Selbst genaue Bewegungsprofile lassen sich mit einer App wie TikTok erstellen. Das ist schon bei den US-Konzernen ein Problem. Aber in China sind Staat und Unternehmen überhaupt nicht getrennt. Unternehmen müssen tun, was der Staat will. Also ist Spionage nicht nur möglich, sondern extrem wahrscheinlich. Zum selben Fazit kommt auch die FDP-Polikerin Strack-Zimmermann, mit der ich jüngst über dieses Thema gesprochen habe – und die TikTok strikt meidet.

TikTok ist vor allem bei Jugendlichen beliebt

TikTok ist vor allem bei Jugendlichen beliebt

Es gibt bessere Lösungen

Der Aufbau einer ÖR Kommunikationsplattform wäre mittelfristig eine gute Idee. Auch die Unterstützung des Fediverse. Meiner Ansicht nach sollte es aber nicht in der Verantwortung von Medien oder Sendern liegen – von niemandem, der auf den Kanälen präsent ist! –, dass es bei Social Media Diensten Probleme mit dem Datenschutz gibt.

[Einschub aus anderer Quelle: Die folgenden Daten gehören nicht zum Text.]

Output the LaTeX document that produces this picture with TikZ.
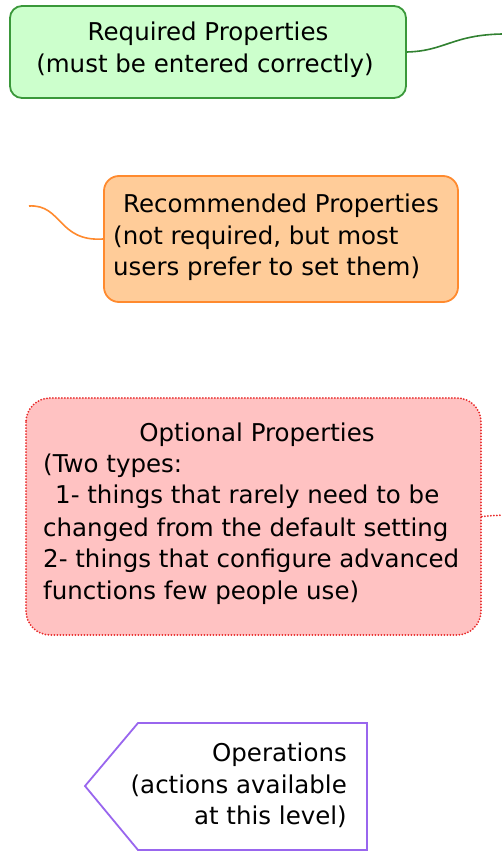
\documentclass[tikz,border=0pt]{standalone}
\usepackage{fontspec}
\setmainfont{DejaVu Sans}
\definecolor{gfill}{HTML}{CCFFCC}
\definecolor{gdraw}{HTML}{3A983A}
\definecolor{ofill}{HTML}{FFCC99}
\definecolor{odraw}{HTML}{FF8A2E}
\definecolor{pfill}{HTML}{FFC2C2}
\definecolor{pdraw}{HTML}{E82A2A}
\definecolor{vdraw}{HTML}{9966EE}
\begin{document}
\begin{tikzpicture}[x=1pt,y=1pt,
  box/.style={inner sep=0pt, line width=1.8pt},
  txt/.style={inner sep=0pt, font=\fontsize{24.5}{31.5}\selectfont, text=black},
  dotline/.style={line width=2pt, line cap=round, dash pattern=on 0pt off 3pt}]
\useasboundingbox (0,0) rectangle (501,-854);
% Required
\node[box, draw=gdraw, fill=gfill, rounded corners=12pt, minimum width=396pt, minimum height=92pt] (req) at (208,-52) {};
\node[txt] (reqt1) at (208,-34) {Required Properties};
\node[txt] (reqt2) at (205,-66) {(must be entered correctly)};
\coordinate (reqend) at (502,-34);
\draw[gdraw!85!black, line width=1.6pt] (req.east) .. controls (445,-51) and (452,-35) .. (reqend);
% Recommended
\node[box, draw=odraw, fill=ofill, rounded corners=15pt, minimum width=354pt, minimum height=126pt] (rec) at (281,-239) {};
\node[txt] (rect1) at (281,-206) {Recommended Properties};
\node[txt, anchor=west] (rect2) at (113,-238) {(not required, but most};
\node[txt, anchor=west] (rect3) at (113,-269) {users prefer to set them)};
\coordinate (recstart) at (29,-206);
\draw[odraw, line width=1.6pt] (recstart) .. controls (62,-204) and (58,-242) .. (rec.west);
% Optional
\node[box, fill=pfill, rounded corners=24pt, minimum width=455pt, minimum height=237pt] (opt) at (253.5,-516.5) {};
\draw[dotline, draw=pdraw, rounded corners=24pt] (26,-398) rectangle (481,-635);
\node[txt] (optt1) at (257,-435) {Optional Properties};
\node[txt, anchor=west] (optt2) at (43,-466) {(Two types:};
\node[txt, anchor=west] (optt3) at (55,-497) {1- things that rarely need to be};
\node[txt, anchor=west] (optt4) at (43,-530) {changed from the default setting};
\node[txt, anchor=west] (optt5) at (43,-561) {2- things that configure advanced};
\node[txt, anchor=west] (optt6) at (43,-593) {functions few people use)};
\coordinate (optend) at (502,-515);
\draw[dotline, draw=pdraw] (opt.east) -- (optend);
% Operations
\draw[vdraw, line width=1.8pt, fill=white, line join=miter] (138,-723) -- (367,-723) -- (367,-850) -- (138,-850) -- (85,-786) -- cycle;
\node[txt, anchor=east] (opst1) at (347,-755) {Operations};
\node[txt, anchor=east] (opst2) at (347,-786) {(actions available};
\node[txt, anchor=east] (opst3) at (347,-817) {at this level)};
\end{tikzpicture}
\end{document}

Der Gesetzgeber hätte schließlich die Möglichkeit, die Sache klipp und klar zu regeln: Daten speichern und erst recht auswerten und persönliche Profile anfertigen ist nicht. Ende der Durchsage. Natürlich braucht es Ausnahmen, etwa für Kundenkontakte oder im kleinen und mittleren Rahmen. Aber da gibt es in der Regel keine Probleme. Die Probleme haben wir immer nur mit den großen Diensten. Die kennen kein rechtes Maß – und alle anderen müssen dafür bluten.

Das ist der falsche Ansatz. Wenn die Social-Media-Dienste keine oder nur noch sehr wenige Daten speichern könnten, müssten sie sich natürlich andere Dinge einfallen lassen. Bis hin zu kostenpflichtigen Angeboten. Am Ende wäre das aber besser und vor allem effektiver.